01/06/2017

A Natureza da Crise

Autor: João Batista Ericeira é professor universitário e sócio majoritário de João Batista Ericeira Advogados Associados

Em entrevista à “Folha de São Paulo” da última segunda-feira, o Ministro da Justiça, Torquato Jardim, assegurou que a presente crise não é política, mas econômica, e que aprovadas as reformas em curso no Congresso Nacional, ela será superada. Não partilho do mesmo otimismo do ilustre eleitoralista, presidente do Instituto Brasileiro de Direito Eleitoral, que honrosamente integro. A atual conjuntura envolve dimensões estruturais a exigir avaliações e propostas de soluções de parte não apenas dos estamentos estatais, isto é, do Executivo, Legislativo e Judiciário.

Requer pronunciamentos da sociedade brasileira, de suas lideranças, manifestado que está o Insurgente inconformismo com o tipo de Estado que temos, com os serviços prestados à população, expresso pelas multidões ocupantes de praças e ruas desde 2013, sem que a chamada classe política lhes dê ouvidos.

Há necessidade de refazer-se o pacto político com as correspondentes alterações no modelo jurídico adotado. O procedimento poderá ser pela revisão constitucional, com a consequente reforma da Lei Fundamental, ou mesmo a convocação de Assembleia Constituinte para a elaboração integral de novo texto.

A parceria da Presidência com o Congresso Nacional não será suficiente para garantir a governabilidade e o pleno funcionamento das instituições republicanas.

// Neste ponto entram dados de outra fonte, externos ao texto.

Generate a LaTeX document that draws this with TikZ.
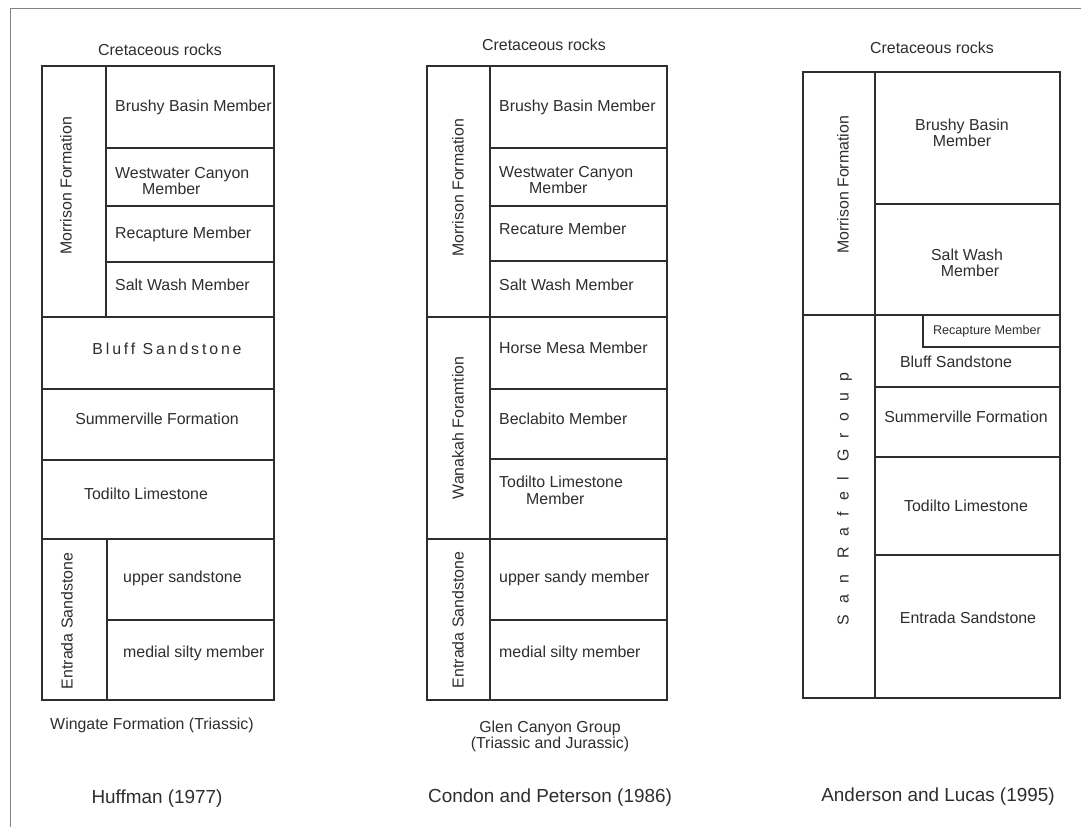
\documentclass[tikz,border=0pt]{standalone}
\usepackage{fontspec}
\setmainfont{Liberation Sans}
\definecolor{ink}{HTML}{2E2E2E}
\newcommand\lblfont{\fontsize{15.9}{18}\selectfont}
\newcommand\titlefont{\fontsize{18.9}{22}\selectfont}
\newcommand\smallfont{\fontsize{12.6}{14}\selectfont}
\begin{document}
\begin{tikzpicture}[x=1pt,y=-1pt,
  box/.style={draw=ink,line width=1.2pt},
  lbl/.style={text=ink,inner sep=0pt,font=\lblfont,text height=11.4pt,text depth=0pt},
  lw/.style={lbl,anchor=west},
  rot/.style={lbl,rotate=90},
  titlelbl/.style={text=ink,inner sep=0pt,font=\titlefont,text height=13.5pt,text depth=0pt},
  spaced/.style={lbl,font=\lblfont\addfontfeature{LetterSpace=18}},
  wide/.style={lbl,font=\lblfont\addfontfeature{LetterSpace=70}},
  tiny/.style={text=ink,inner sep=0pt,font=\smallfont,text height=9pt,text depth=0pt}]
\fill[white] (0,0) rectangle (1081,827);
\useasboundingbox (0,0) rectangle (1081,827);
\draw[ink!60,line width=1pt] (1081,8) -- (10,8) -- (10,827);

% ---------- Column 1: Huffman (1977)
\draw[box] (42,66) rectangle (106,317);
\draw[box] (106,66) rectangle (274,148);
\draw[box] (106,148) rectangle (274,206);
\draw[box] (106,206) rectangle (274,262);
\draw[box] (106,262) rectangle (274,317);
\draw[box] (42,317) rectangle (274,389);
\draw[box] (42,389) rectangle (274,460);
\draw[box] (42,460) rectangle (274,539);
\draw[box] (42,539) rectangle (107,700);
\draw[box] (107,539) rectangle (274,620);
\draw[box] (107,620) rectangle (274,700);

\node[lbl] (a0) at (160,50) {Cretaceous rocks};
\node[lw] (a1) at (115,106) {Brushy Basin Member};
\node[lw] (a2) at (115,173) {Westwater Canyon};
\node[lw] (a2b) at (142,189) {Member};
\node[lw] (a3) at (115,233) {Recapture Member};
\node[lw] (a4) at (115,285) {Salt Wash Member};
\node[spaced] (a5) at (167,349) {Bluff Sandstone};
\node[lbl] (a6) at (157,419) {Summerville Formation};
\node[lbl] (a7) at (146,494) {Todilto Limestone};
\node[lw] (a8) at (123,577) {upper sandstone};
\node[lw] (a9) at (123,652) {medial silty member};
\node[rot] (am) at (66,186) {Morrison Formation};
\node[rot] (ae) at (67,621) {Entrada Sandstone};
\node[lbl] (aw) at (152,724) {Wingate Formation (Triassic)};
\node[titlelbl] (at) at (157,797) {Huffman (1977)};

% ---------- Column 2: Condon and Peterson (1986)
\draw[box] (427,66) rectangle (490,317);
\draw[box] (490,66) rectangle (667,148);
\draw[box] (490,148) rectangle (667,206);
\draw[box] (490,206) rectangle (667,261);
\draw[box] (490,261) rectangle (667,317);
\draw[box] (427,317) rectangle (490,539);
\draw[box] (490,317) rectangle (667,389);
\draw[box] (490,389) rectangle (667,459);
\draw[box] (490,459) rectangle (667,539);
\draw[box] (427,539) rectangle (490,700);
\draw[box] (490,539) rectangle (667,620);
\draw[box] (490,620) rectangle (667,700);

\node[lbl] (b0) at (544,45) {Cretaceous rocks};
\node[lw] (b1) at (499,106) {Brushy Basin Member};
\node[lw] (b2) at (499,172) {Westwater Canyon};
\node[lw] (b2b) at (529,188) {Member};
\node[lw] (b3) at (499,229) {Recature Member};
\node[lw] (b4) at (499,285) {Salt Wash Member};
\node[lw] (b5) at (499,348) {Horse Mesa Member};
\node[lw] (b6) at (499,419) {Beclabito Member};
\node[lw] (b7) at (499,482) {Todilto Limestone};
\node[lw] (b7b) at (526,499) {Member};
\node[lw] (b8) at (499,577) {upper sandy member};
\node[lw] (b9) at (499,652) {medial silty member};
\node[rot] (bm) at (458,188) {Morrison Formation};
\node[rot] (bk) at (458,428) {Wanakah Foramtion};
\node[rot] (be) at (458,620) {Entrada Sandstone};
\node[lbl] (bg) at (550,727) {Glen Canyon Group};
\node[lbl] (bg2) at (550,743) {(Triassic and Jurassic)};
\node[titlelbl] (bt) at (550,796) {Condon and Peterson (1986)};

% ---------- Column 3: Anderson and Lucas (1995)
\draw[box] (803,72) rectangle (875,315);
\draw[box] (875,72) rectangle (1060,204);
\draw[box] (875,204) rectangle (1060,315);
\draw[box] (803,315) rectangle (875,698);
\draw[box] (875,315) rectangle (1060,387);
\draw[box] (923,315) rectangle (1060,347);
\draw[box] (875,387) rectangle (1060,457);
\draw[box] (875,457) rectangle (1060,555);
\draw[box] (875,555) rectangle (1060,698);

\node[lbl] (c0) at (932,48) {Cretaceous rocks};
\node[lbl] (c1) at (962,125) {Brushy Basin};
\node[lbl] (c1b) at (962,141) {Member};
\node[lbl] (c2) at (967,255) {Salt Wash};
\node[lbl] (c2b) at (970,271) {Member};
\node[tiny] (c3) at (987,330) {Recapture Member};
\node[lbl] (c4) at (956,362) {Bluff Sandstone};
\node[lbl] (c5) at (966,417) {Summerville Formation};
\node[lbl] (c6) at (966,506) {Todilto Limestone};
\node[lbl] (c7) at (968,618) {Entrada Sandstone};
\node[rot] (cm) at (843,185) {Morrison Formation};
\node[wide,rotate=90] (cs) at (843,499) {San Rafel Group};
\node[titlelbl] (ct) at (938,795) {Anderson and Lucas (1995)};
\end{tikzpicture}
\end{document}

A instância legislativa carece de legitimidade, gerada pelos meios como se elegeram deputados e senadores da presente legislatura. Sem falar do déficit de credibilidade do Chefe do Poder Executivo envolvido em ações da Operação Lava Jato.

No momento, o magno tema da discussão pública é a reforma política e eleitoral. A partir dela se formalizarão as regras dos pleitos de 2018, escoimadas dos maiores vícios contaminadores da nossa representação política.

Em evento recente realizado pela Associação dos Advogados de São Paulo-AASP, nos dias de 25 a 27 de maio, em Ribeirão Preto, enfatizei para a direção da entidade, em particular para o seu vice-presidente Luiz Périssé, a conveniência e oportunidade de deflagrar-se debate nacional sobre a Reforma Política e Eleitoral, envolvendo organizações representativas da sociedade civil comprometidas com o futuro do Estado Democrático de Direito, incluindo a Ordem dos Advogados do Brasil.

 O prazo de efetivar alterações sobre a matéria envolvendo a Constituição Federal e a legislação complementar e ordinária sobre a matéria esgota-se em setembro próximo, urgindo que se inicie a discussão de imediato, alterando-se em seguida as regras do jogo das eleições para Presidente, governadores, deputados e senadores, a realizar-se sob novas bases, fora do quadro atual de domínio quase absoluto do poder econômico e administrativo.

A forma e as normas de elegibilidade dos atuais governantes determinam os procedimentos por eles adotados na esfera pública e nas suas tratativas contratuais com os empresários. Pauta-se tudo pela regra do “negócio entre amigos”, privatiza-se o que é do estrito interesse público.

O Presidente da República, professor de Direito Constitucional, em texto analítico sobre as manifestações de rua, a respeito da má qualidade dos serviços públicos e do combate à corrupção, mencionou ser a eficiência um dos requisitos das modernas democracias. Só não mencionou os modos operacionais de executá-los.

Antes de tudo, a busca da eficiência pressupõe a adoção de modelo de Estado com a prestação qualitativa dos serviços essenciais de segurança, saúde, educação, e outros que possam constar do pacto político. A opção pela socialdemocracia de pós-Segunda Grande Guerra Mundial envelheceu, fala-se agora de liberalismo social, com a renúncia pelo Estado da proteção trabalhista e previdenciária. É o fundamento das reformas em tramitação no Congresso Nacional.

O historiador José Murilo de Carvalho, professor e pesquisador da Universidade Federal do Rio de Janeiro, membro da Academia Brasileira de Letras, sustenta a tese de que historicamente as nossas elites políticas pensam e agem pela implantação de uma democracia sem povo. Quer dizer, o regime é para servir aos iguais entre si, mas a população fica de fora. Cabe-lhe apenas o pagamento dos impostos.

É a raiz principal da crise. Essencialmente política, possui componentes econômicas e financeiras, tanto internacionais quanto nacionais. A sua natureza é hibrida, como serão múltiplas as alternativas de soluções.